La durée des dispositions de l’AGOA arrive à terme en septembre. Véritable casse-tête, pour ne pas dire paradoxe, pour Maurice car le niveau de développement atteint par le pays l’exclut automatiquement de la liste des pays devant bénéficier des avantages de l’AGOA. Paradoxe, puisque privé de ces avantages, Maurice pourrait vite tomber de nouveau dans la catégorie des pays bénéficiaires de ces avantages. Question : le retrait de Maurice des pays bénéficiaires de l’AGOA ? Il s’agit d’un des dossiers les plus sensibles auquel Sunil Bholah voudrait apporter une solution. Lors de sa récente visite aux États-Unis, l’AGOA était sur la liste de ses priorités.
Si, en janvier-juin 2023, le soussecteur du textile et de l’habillement a connu quelques troubles, les acteurs des sous-secteurs non-textiles n’ont pas connu le même sort. Leur performance se situe à 15,1 %, contre 13,1 % pour 2022. Ils sont pour le besoin de la constitution des relevés statistiques classifiés dans trois catégories. Ce sont les sous-secteurs ayant trait aux produits à base de chair de poisson (hausse de 30 % en 2023), à la joaillerie (baisse par 7,1%), à la production de dispositifs médicaux et à la fabrication d’instruments de mesure du temps que sont les montres et les réveils. Le soussecteur consacré à la production de dispositifs médicaux n’a pas mal fait du tout, se permettant de surpasser la performance des autres sous-secteurs. Car le montant des exportations est passé de Rs 948 millions en 2022 à Rs 1 Md en 2023, soit une hausse de 9,7 %. C’est un sous-secteur qui n’a cessé de progresser.
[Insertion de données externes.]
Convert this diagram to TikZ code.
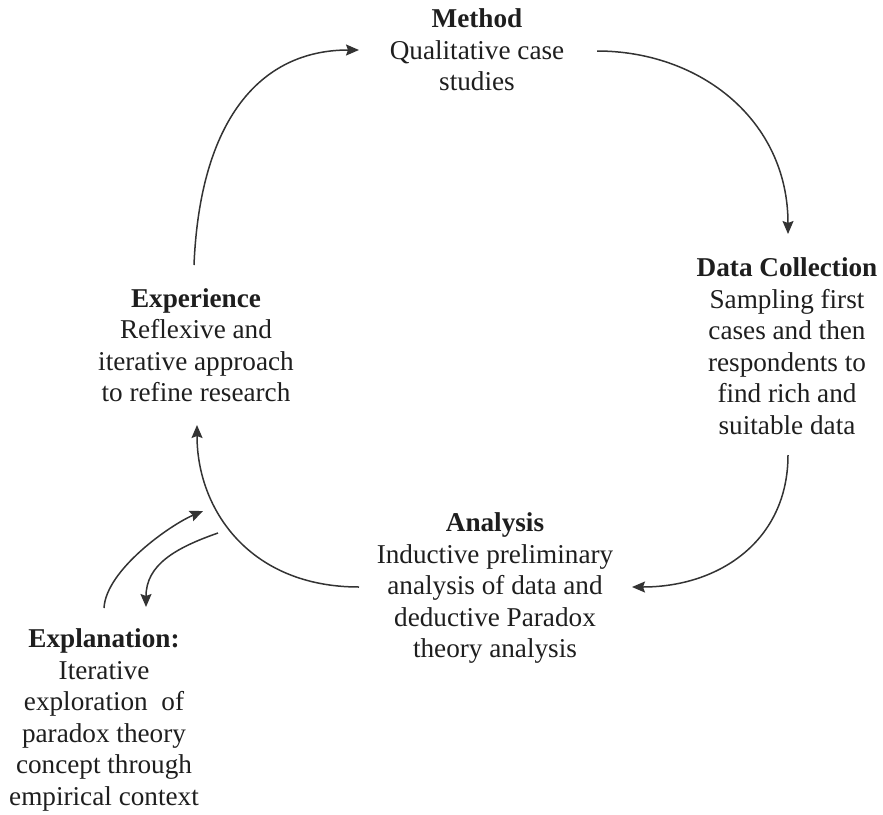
\documentclass[tikz,border=0pt]{standalone}
\usepackage{fontspec}
\setmainfont{Liberation Serif}
\usepackage{xcolor}
\usepackage{tikz}
\usetikzlibrary{arrows.meta,positioning}
\definecolor{inkgray}{HTML}{1E1E1E}
\definecolor{linegray}{HTML}{333333}
\tikzset{
  stage/.style={align=center,text=inkgray,inner sep=2pt,font=\fontsize{13.6}{15.75}\selectfont},
  cycle/.style={-{Stealth[length=6.5pt,width=5.5pt,inset=1pt]},line width=0.75pt,draw=linegray},
  loop/.style={cycle}
}

\begin{document}
\begin{tikzpicture}[x=0.5pt,y=-0.5pt]
  \useasboundingbox (0,0) rectangle (883,814);
  \node[stage] (method) at (477,50) {\textbf{Method}\\Qualitative case\\studies};
  \node[stage] (datacol) at (787,346) {\textbf{Data Collection}\\Sampling first\\cases and then\\respondents to\\find rich and\\suitable data};
  \node[stage] (analysis) at (495,588) {\textbf{Analysis}\\Inductive preliminary\\analysis of data and\\deductive Paradox\\theory analysis};
  \node[stage] (experience) at (196,345) {\textbf{Experience}\\Reflexive and\\iterative approach\\to refine research};
  \node[stage] (explanation) at (104,720) {\textbf{Explanation:}\\Iterative\\exploration~ of\\paradox theory\\concept through\\empirical context};
  % ends of the arcs
  \coordinate (exp-out) at (194,265);
  \coordinate (met-in) at (359,50);
  \coordinate (met-out) at (597,51);
  \coordinate (dat-in) at (788,234);
  \coordinate (dat-out) at (788,455);
  \coordinate (ana-in) at (632,587);
  \coordinate (ana-out) at (359,587);
  \coordinate (exp-in) at (197,425);
  \coordinate (expl-out) at (104,608);
  \coordinate (loop-in) at (203,511);
  \coordinate (loop-out) at (218,533);
  \coordinate (expl-in) at (146,607);
  % main cycle
  \draw[cycle] (exp-out) .. controls (200,120) and (260,50) .. (met-in);
  \draw[cycle] (met-out) .. controls (700,51) and (788,120) .. (dat-in);
  \draw[cycle] (dat-out) .. controls (788,540) and (720,587) .. (ana-in);
  \draw[cycle] (ana-out) .. controls (250,587) and (197,510) .. (exp-in);
  % explanation loop
  \draw[loop] (expl-out) .. controls (106,570) and (170,525) .. (loop-in);
  \draw[loop] (loop-out) .. controls (175,548) and (146,565) .. (expl-in);
\end{tikzpicture}
\end{document}
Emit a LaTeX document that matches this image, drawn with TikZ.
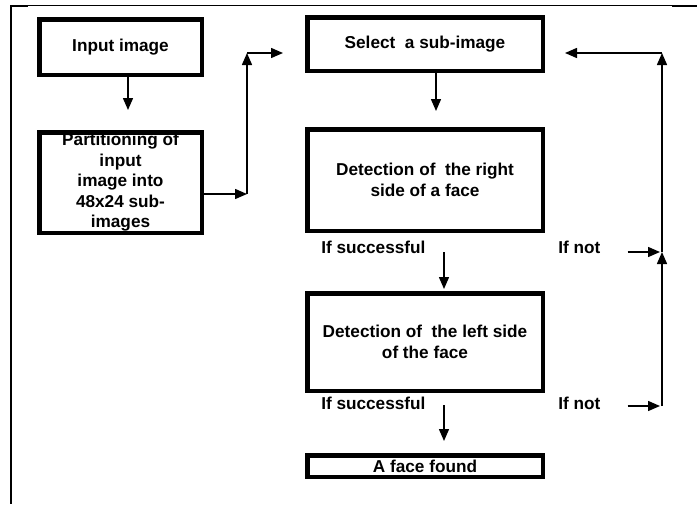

Selon le témoignage d’un des plus importants fabricants de ces produits, et qui exporte vers l’Inde et les États-Unis, ses exportations vont presque doubler dans les années à venir. Cet opérateur, qui est en train de prendre toutes les dispositions pour honorer ses engagements de marché, se distingue par le fait que toute sa main-d’œuvre est locale. C’est un des sous-secteurs qui continue à se développer et qui dispose d’un avenir prometteur.